Am Gymnasium in der Taus ist laut Rektor Udo Weisshaar geplant, den Lehrer per Video ins Klassenzimmer zuzuschalten. Allerdings ist dann noch eine weitere Person als Aufsicht vor Ort nötig, was den Personalbedarf weiter erhöht. An der Max-Eyth-Realschule soll der Unterricht der Homeoffice-Lehrer deshalb auf den Nachmittag gelegt werden, wenn auch die Schüler zu Hause sind, erklärt Rektor Heinz Harter. Der Unterricht solle dann per Videokonferenz stattfinden, die Teilnahme sei für die Schüler genauso verpflichtend wie beim Unterricht in der Schule. Für Schüler, die zu Hause kein digitales Endgerät haben, stünden inzwischen auch Leihgeräte zur Verfügung, erklärt Harter.
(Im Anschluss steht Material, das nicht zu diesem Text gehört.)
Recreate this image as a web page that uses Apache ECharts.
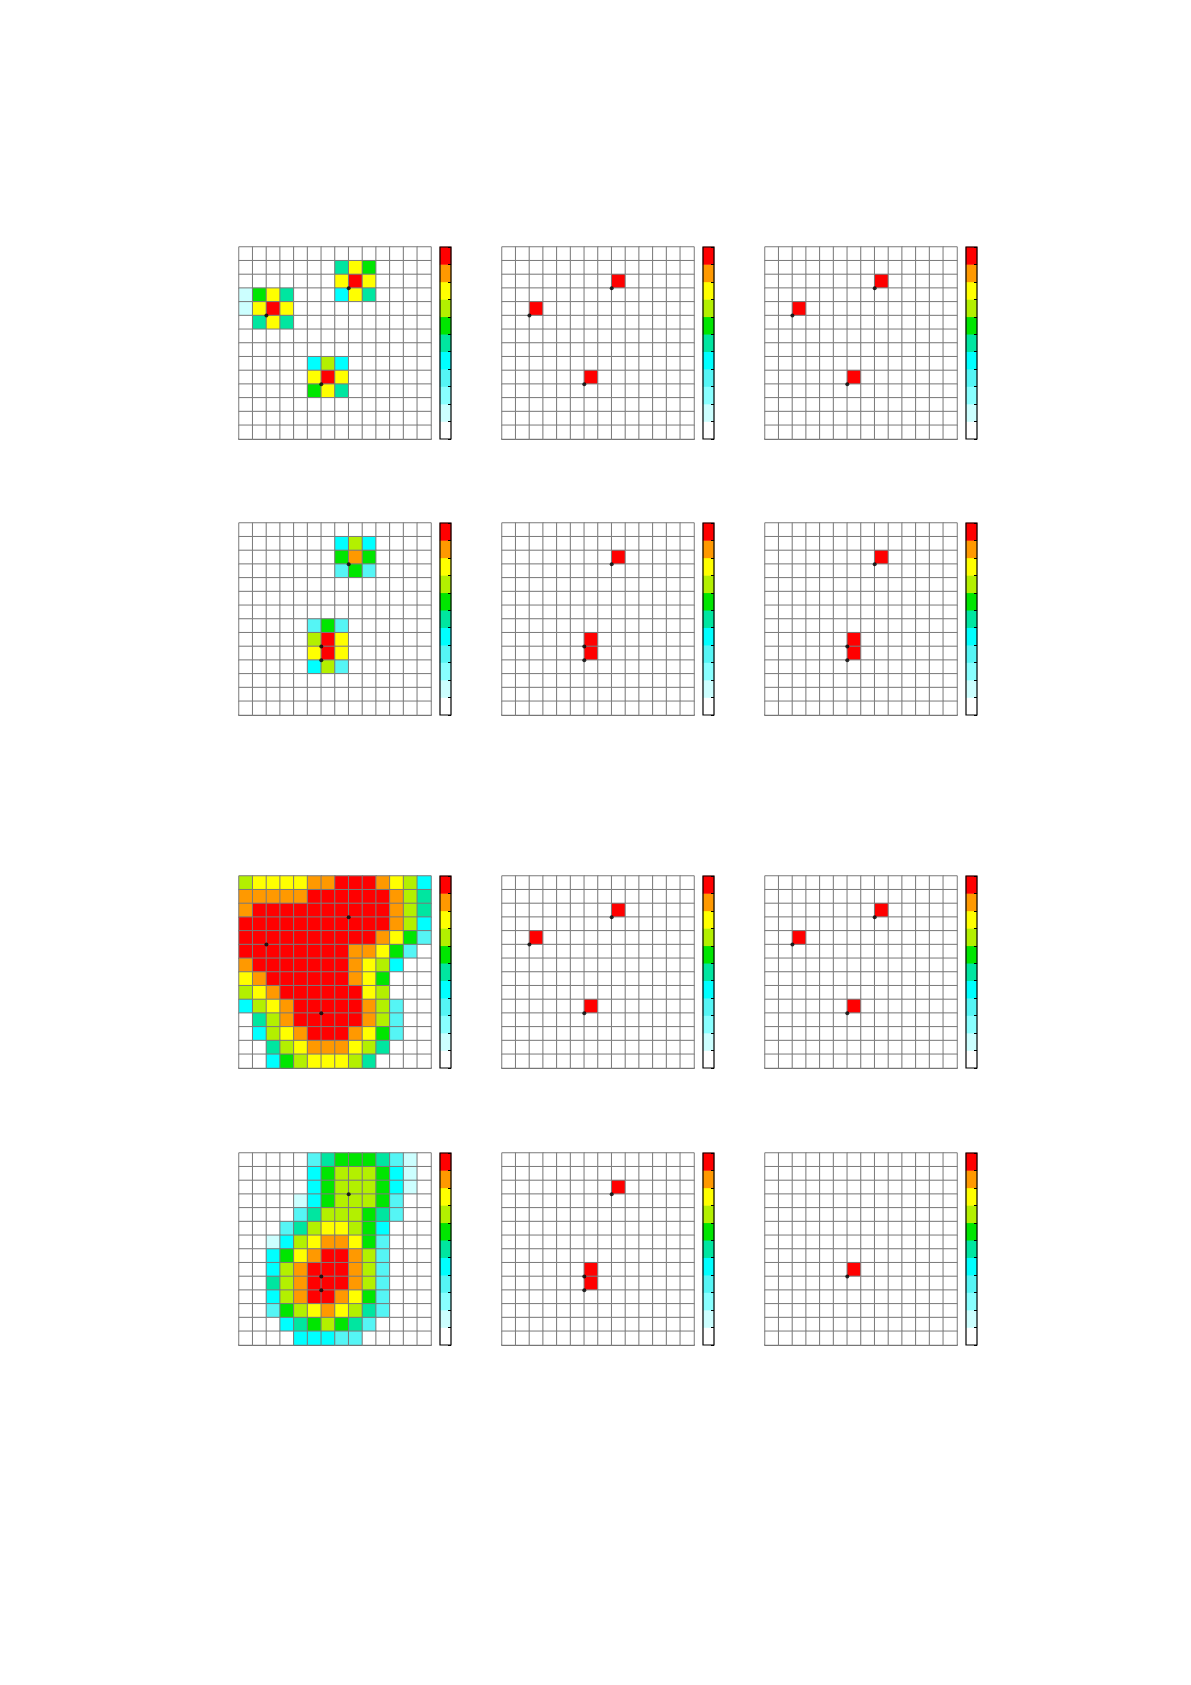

Noch komplizierter wird’s, wenn sich Schüler vom Präsenzunterricht befreien lassen, was ebenfalls möglich ist. Sie müssten dann eigentlich komplett aus der Ferne unterrichtet werden, aber wer soll das machen, wenn die Lehrer in der Schule vor der Klasse stehen? Und den Unterricht einfach per Livestream nach Hause zu übertragen, ist auch nicht so einfach, denn da könnte es Probleme mit dem Datenschutz geben, weil keiner kontrollieren kann, was mit den Filmaufnahmen aus dem Klassenzimmer passiert.

„Wir müssen dafür noch Konzepte finden“, sagt Hagenmüller-Gehring und will jetzt erst einmal abwarten, wie viele Schüler eine solche Befreiung beantragen. Dass die Coronapandemie die Schulen vor große Herausforderungen stellt, merken sie und ihre Kollegen im Staatlichen Schulamt jeden Tag: „Wir haben noch nie so viele Schulen individuell beraten wie in diesem Jahr“, berichtet die Amtsleiterin. Doch es scheint sich zu lohnen: Die Hygienekonzepte seien gut und die Schulleiter gingen inzwischen souveräner mit dem Thema um. Selbst bei einem Coronafall an der Schule gerate keiner mehr in Panik. Für Hagenmüller-Gehring nährt das die Hoffnung, dass komplette Schulschließungen künftig nicht mehr nötig sein werden.

Lehrerversorgung reicht nur fürs Pflichtprogramm

„Die Krankheitsreserve ist bereits im Einsatz. Wir haben niemanden mehr zur Vertretung.“

Sabine Hagenmüller-Gehring,

Schulamtsleiterin

Weniger Abc-Schützen

Zum Schuljahr 2020/21 werden im Rems-Murr-Kreis 3395 Kinder eingeschult, das sind 4,3 Prozent weniger als im Vorjahr, die Zahl der Grundschüler insgesamt ging um 0,8 Prozent auf 14107 zurück.

Ebenfalls gesunken ist die Zahl der Realschüler (– 2,1 %), steigende Schülerzahlen melden hingegen die Gemeinschaftsschulen. Im Schulamtsbezirk besuchen nun 4845 Kinder diese Schulart (+ 4,9 %). Der Anteil der Gemeinschaftsschüler liegt damit im Rems-Murr-Kreis bei 24 Prozent, landesweit sind es nur rund 15 Prozent.

Stärken will das Land in diesem Jahr die Schulleitungen. Dafür werden im Rems-Murr-Kreis 38 Konrektorenstellen neu geschaffen, weitere 20Leitungsstellen werden frei. Das Staatliche Schulamt sucht deshalb fast 60 neue Führungskräfte.